# Short problem
Do not repeat pictures. Repeat exactly the lines of the listing below from its first line through the line with "minimum width=116pt, minimum".

# Data section
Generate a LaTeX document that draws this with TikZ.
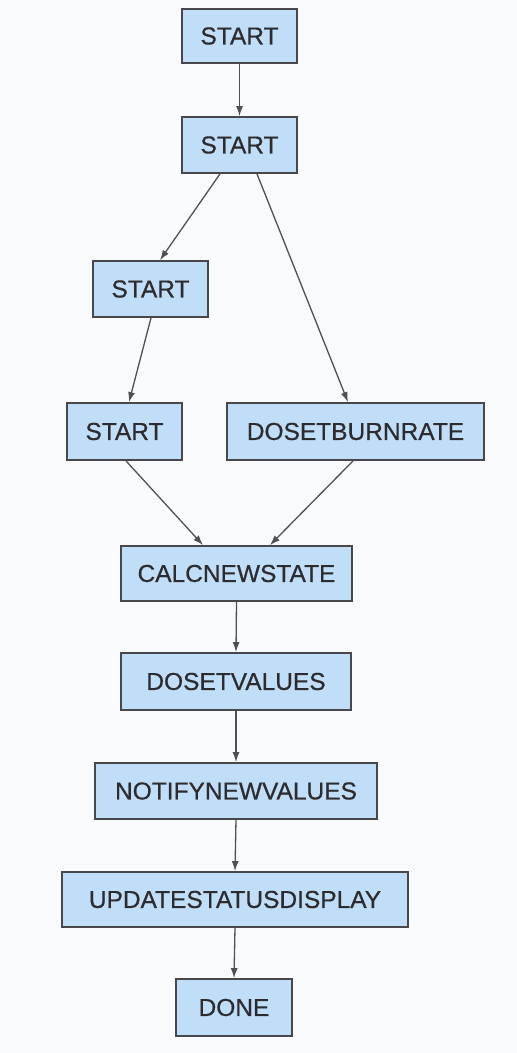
\documentclass[tikz,border=0pt]{standalone}
\usepackage{fontspec}
\setmainfont{Liberation Sans}
\newfontfamily\boxfont[FakeBold=0.6]{Liberation Sans}
\usetikzlibrary{arrows.meta}
\definecolor{boxfill}{RGB}{192,222,247}
\definecolor{boxline}{RGB}{72,72,76}
\definecolor{boxtext}{RGB}{44,44,48}
\definecolor{flowline}{RGB}{80,80,84}
\definecolor{paper}{RGB}{248,250,252}
\begin{document}
\begin{tikzpicture}[
  x=1pt, y=-1pt,
  procbox/.style={draw=boxline, line width=1.8pt, fill=boxfill, text=boxtext,
    font=\boxfont\fontsize{24.5}{28}\selectfont, inner sep=0pt, anchor=center},
  flow/.style={draw=flowline, line width=1.3pt,
    -{Latex[length=10pt,width=7pt]}}
]
% page
\fill[paper] (0,0) rectangle (517,1053);
\useasboundingbox (0,0) rectangle (517,1053);

% process boxes
\node[procbox, minimum width=115pt, minimum height=54pt] (b1) at (239.5,36) {START};
\node[procbox, minimum width=115pt, minimum height=56pt] (b2) at (239.5,145) {START};
\node[procbox, minimum width=115pt, minimum height=56pt] (b3) at (150.5,289) {START};
\node[procbox, minimum width=115pt, minimum height=57pt] (b4) at (124.5,431.5) {START};
\node[procbox, minimum width=257pt, minimum height=57pt] (b5) at (355.5,431.5) {DOSETBURNRATE};
\node[procbox, minimum width=231pt, minimum height=55pt] (b6) at (236.5,573.5) {CALCNEWSTATE};
\node[procbox, minimum width=230pt, minimum height=57pt] (b7) at (236,681.5) {DOSETVALUES};
\node[procbox, minimum width=282pt, minimum height=56pt] (b8) at (236,791) {NOTIFYNEWVALUES};
\node[procbox, minimum width=346pt, minimum height=55pt] (b9) at (235,899.5) {UPDATESTATUSDISPLAY};
\node[procbox, minimum width=116pt, minimum height=57pt] (b10) at (234,1007.5) {DONE};

% connectors
\draw[flow] (b1.south) -- (b2.north);
\draw[flow] ([xshift=-19.5pt]b2.south) -- ([xshift=9.5pt]b3.north);
\draw[flow] ([xshift=17.5pt]b2.south) -- ([xshift=-7.5pt]b5.north);
\draw[flow] ([xshift=0.5pt]b3.south) -- ([xshift=4.5pt]b4.north);
\draw[flow] ([xshift=1.5pt]b4.south) -- ([xshift=-33.5pt]b6.north);
\draw[flow] ([xshift=-2.5pt]b5.south) -- ([xshift=33.5pt]b6.north);
\draw[flow] (b6.south) -- (b7.north);
\draw[flow] (b7.south) -- (b8.north);
\draw[flow] (b8.south) -- (b9.north);
\draw[flow] (b9.south) -- (b10.north);
\end{tikzpicture}
\end{document}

# The answer
Generate a LaTeX document that draws this with TikZ.
\documentclass[tikz,border=0pt]{standalone}
\usepackage{fontspec}
\setmainfont{Liberation Sans}
\newfontfamily\boxfont[FakeBold=0.6]{Liberation Sans}
\usetikzlibrary{arrows.meta}
\definecolor{boxfill}{RGB}{192,222,247}
\definecolor{boxline}{RGB}{72,72,76}
\definecolor{boxtext}{RGB}{44,44,48}
\definecolor{flowline}{RGB}{80,80,84}
\definecolor{paper}{RGB}{248,250,252}
\begin{document}
\begin{tikzpicture}[
  x=1pt, y=-1pt,
  procbox/.style={draw=boxline, line width=1.8pt, fill=boxfill, text=boxtext,
    font=\boxfont\fontsize{24.5}{28}\selectfont, inner sep=0pt, anchor=center},
  flow/.style={draw=flowline, line width=1.3pt,
    -{Latex[length=10pt,width=7pt]}}
]
% page
\fill[paper] (0,0) rectangle (517,1053);
\useasboundingbox (0,0) rectangle (517,1053);

% process boxes
\node[procbox, minimum width=115pt, minimum height=54pt] (b1) at (239.5,36) {START};
\node[procbox, minimum width=115pt, minimum height=56pt] (b2) at (239.5,145) {START};
\node[procbox, minimum width=115pt, minimum height=56pt] (b3) at (150.5,289) {START};
\node[procbox, minimum width=115pt, minimum height=57pt] (b4) at (124.5,431.5) {START};
\node[procbox, minimum width=257pt, minimum height=57pt] (b5) at (355.5,431.5) {DOSETBURNRATE};
\node[procbox, minimum width=231pt, minimum height=55pt] (b6) at (236.5,573.5) {CALCNEWSTATE};
\node[procbox, minimum width=230pt, minimum height=57pt] (b7) at (236,681.5) {DOSETVALUES};
\node[procbox, minimum width=282pt, minimum height=56pt] (b8) at (236,791) {NOTIFYNEWVALUES};
\node[procbox, minimum width=346pt, minimum height=55pt] (b9) at (235,899.5) {UPDATESTATUSDISPLAY};
\node[procbox, minimum width=116pt, minimum height=57pt] (b10) at (234,1007.5) {DONE};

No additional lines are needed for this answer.